30. The indicator of claim 24 further comprising: a layer of an Organic Solderability Preservative (OSP) disposed on at least a portion of the thin film.

31. The indicator of claim 24 further comprising: a layer of poly(methyl methacrylate) (PMMA) disposed on at least a portion of the thin film.

32. The indicator of claim 24 wherein the thin film further includes at least one conductive polymer.

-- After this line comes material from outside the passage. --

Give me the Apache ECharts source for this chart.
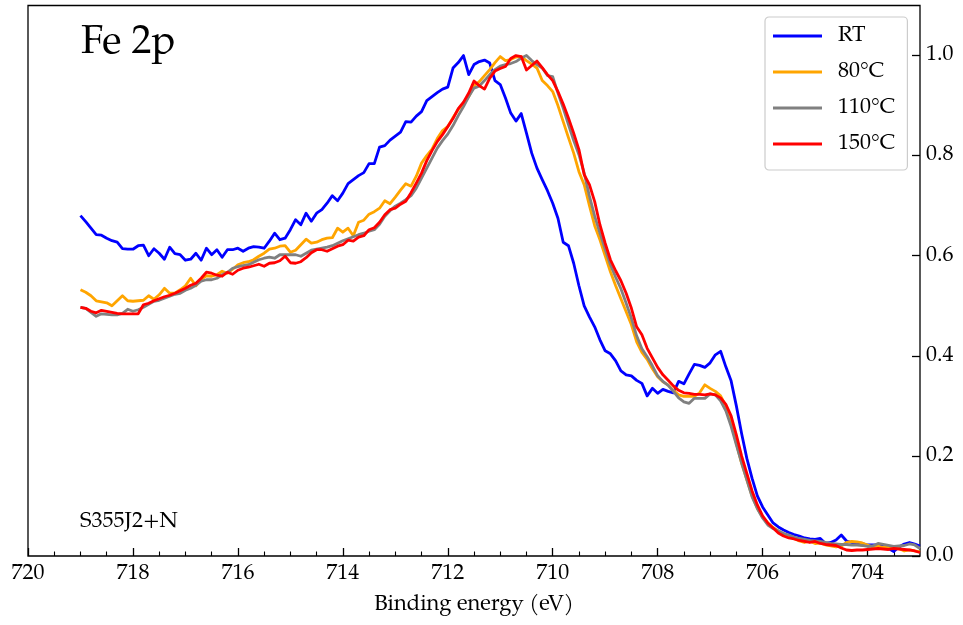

33. A method for forming at least one shaped or patterned region of an electrically conductive thin film; the method comprising: forming at least one shaped or patterned region of an adhesive on a substrate;providing a layered assembly including a carrier and a thin layer of an electrically conducting material disposed on the carrier, the layer of the electrically conducting material defining an exposed face and having a thickness of from 0.05 μm to 3.0 μm;contacting the exposed face of the layer of the electrically conductive material of the layered assembly with the at least one shaped or patterned region of the adhesive;separating the layered assembly from the at least one shaped or patterned region of the adhesive, whereby a portion of the layer of the electrically conductive material remains in contact with and adhered to the at least one shaped or patterned region of the adhesive.

34. The method of claim 33 wherein forming the at least one shaped or patterned region of the adhesive on a substrate is performed by printing the adhesive on the substrate using a rotary member.

35. The method of claim 33 wherein contacting the exposed face of the electrically conductive material of the layered assembly with the at least one shaped or patterned region of the adhesive is performed by directing the face of the layered assembly to thereby contact the adhesive regions using a rotary member.

36. The method of claim 33 wherein as a result of separating the layered assembly from the at least one shaped or patterned region of the adhesive, a remnant of the electrically conductive material is obtained, the method further comprising: collecting the remnant of the electrically conductive material.

37. A region of an electrically conductive thin film produced by the method of claim 33.